Where the sub test is successful then the next step is the hook-up to the amp. Switch off the power to the sub before making the new connection.

- The subwoofer sockets on the amp are on the lower right quarter of the back plate. They are marked Subwoofer 1 and 2. Connect to the socket marked 1
- Make sure there's a HDMI connection set up from the amp to your TV
- Set the subwoofer's volume control to the mid point on the dial
- Power all on and put the TV on the HDMI input to see the Yamaha onscreen menus
- Yamaha remote > On Screen > Speakers > Manual Setup > Test Tones ON
- then in Manual Setup > Level
you will now be able to hear test tone (pink noise) from each connected speaker and the sub. This will also allow you to set the sub level. Cycle through the speakers until the sub is highlighted. If you get tone here then all is working with the sub and its connection. If not, then there's a problem with the sub out on the 673. Power the sub off, then swap to the Sub 2 output on the 673. Sub back on again and repeat the level test.

Where all is working with the sub, run the YPAO auto set up. The onscreen display should tell you what the crossover frequency is set as and whether the front and centre speaker are set to small or large. Unless you have floorstanding main speakers and a big centre they should come up as small. If not, go ahead and change them to small in the speaker configuration and run YPAO again.

When playing backa source have a look at the amp's decoding mode. For these test, don't use Straight or Pure Direct. Choose Stereo or one of the Dolby or DTS such as DPL II Music or DTS Neo:6 Music. This is simply to ensure that the amp is sending bass signals to the sub. Once you're satisfied that the sub is working then you can play around with the other settings.
 
Thanks again @Lucid for the information on this. Just for clarity, I have the Yamaha RX-V367 (admittedly, I did say the V673 but corrected myself in post #11).
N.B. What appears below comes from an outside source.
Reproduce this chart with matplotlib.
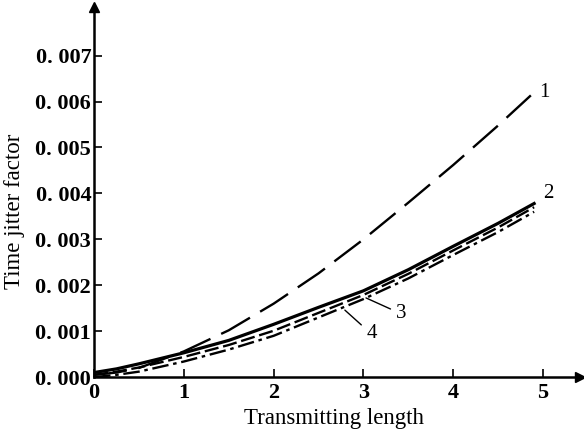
import matplotlib.pyplot as plt

# Values
length = [0, 0.25, 0.5, 1, 1.5, 2, 2.5, 3, 3.5, 4, 4.5, 4.9]
curve1 = [0.00005, 0.0001, 0.0002, 0.00056, 0.00102, 0.0016, 0.00226, 0.003, 0.0038, 0.00462, 0.00548, 0.0062]
curve2 = [0.0001, 0.00018, 0.00029, 0.00053, 0.0008, 0.00115, 0.00152, 0.00188, 0.00234, 0.00285, 0.00335, 0.00378]
curve3 = [0.00005, 0.00012, 0.00021, 0.00044, 0.0007, 0.00101, 0.0014, 0.00179, 0.00225, 0.00276, 0.00326, 0.0037]
curve4 = [0.0, 0.00005, 0.00012, 0.00034, 0.0006, 0.0009, 0.0013, 0.0017, 0.00215, 0.00266, 0.00316, 0.0036]

xticks = [0, 1, 2, 3, 4, 5]
yticks = [0, 0.001, 0.002, 0.003, 0.004, 0.005, 0.006, 0.007]
ytick_labels = ['0. 000', '0. 001', '0. 002', '0. 003', '0. 004', '0. 005', '0. 006', '0. 007']

plt.rcParams['font.family'] = ['Liberation Serif', 'DejaVu Serif']

fig = plt.figure(figsize=(5.84, 4.34), dpi=100)
ax = fig.add_axes([0.161, 0.131, 0.832, 0.853])

# the four curves
ax.plot(length, curve1, color='black', lw=1.7, dashes=(14, 5))
ax.plot(length, curve2, color='black', lw=2.3)
ax.plot(length, curve3, color='black', lw=1.7, dashes=(6, 2))
ax.plot(length, curve4, color='black', lw=1.7, dashes=(7, 2, 1.5, 2))

# curve numbers with leader lines
ax.text(4.96, 0.0062, '1', fontsize=15, va='center')
ax.text(5.0, 0.0040, '2', fontsize=15, va='center')
ax.annotate('3', xy=(3.0, 0.00175), xytext=(3.36, 0.00138), fontsize=15,
            va='center', arrowprops=dict(arrowstyle='-', color='black', lw=1.0))
ax.annotate('4', xy=(2.77, 0.0015), xytext=(3.03, 0.00094), fontsize=15,
            va='center', arrowprops=dict(arrowstyle='-', color='black', lw=1.0))

ax.set_xlim(0, 5.41)
ax.set_ylim(0, 0.00806)
ax.set_xticks(xticks)
ax.set_yticks(yticks)
ax.set_yticklabels(ytick_labels)
ax.tick_params(direction='in', length=6, width=1.2, labelsize=16)
ax.tick_params(axis='y', pad=2)
ax.tick_params(axis='x', pad=4)
for lab in ax.get_xticklabels() + ax.get_yticklabels():
    lab.set_fontweight('bold')

ax.spines['top'].set_visible(False)
ax.spines['right'].set_visible(False)
ax.spines['left'].set_linewidth(1.8)
ax.spines['bottom'].set_linewidth(1.8)

# arrow heads on the axes
ax.plot(1, 0, '>k', ms=7, transform=ax.transAxes, clip_on=False)
ax.plot(0, 1, '^k', ms=7, transform=ax.transAxes, clip_on=False)

ax.set_xlabel('Transmitting length', fontsize=16.5)
ax.set_ylabel('Time jitter factor', fontsize=16.5)
ax.xaxis.set_label_coords(0.494, -0.084)
ax.yaxis.set_label_coords(-0.142, 0.447)

fig.savefig('out.png', dpi=100)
Yes one of the first things I did was to touch one end of the phono/RCA lead while plugged into the powered subwoofer. It hummed as they do so it confirmed to me that it can receive and amplify signals. It wasn't particularly loud, but unsure if that's normal due to the limited range of frequencies it works with.

I've tried every possible adjustment to the settings. The best I could get was with the centre and front speakers set to 'small', with subwoofer obviously 'YES' and everything set to 5ch enhanced (never straight) -- in my mind that should mean the receiver sends the low frequencies out to the sub. The result meant that the speaker under the sub did vibrate as it received signals and I can confirm these weren't ambient/background vibrations. However, there was no audible sound produced with the crossover at 200. Either the signal is very weak or the amp is just not powering very well. Lots of different leads tried.

A test signal produced sound from the front L, centre, front R but then a barely audible whisper from the sub. It makes me wonder if this sub is not compatible with the amplifier if that's possible.

Defeated, I've disconnected it now and am just using the main and centre speakers.

Thanks for all of your help on this. I'll try again in the new year with a new amp, but I'll have to save up.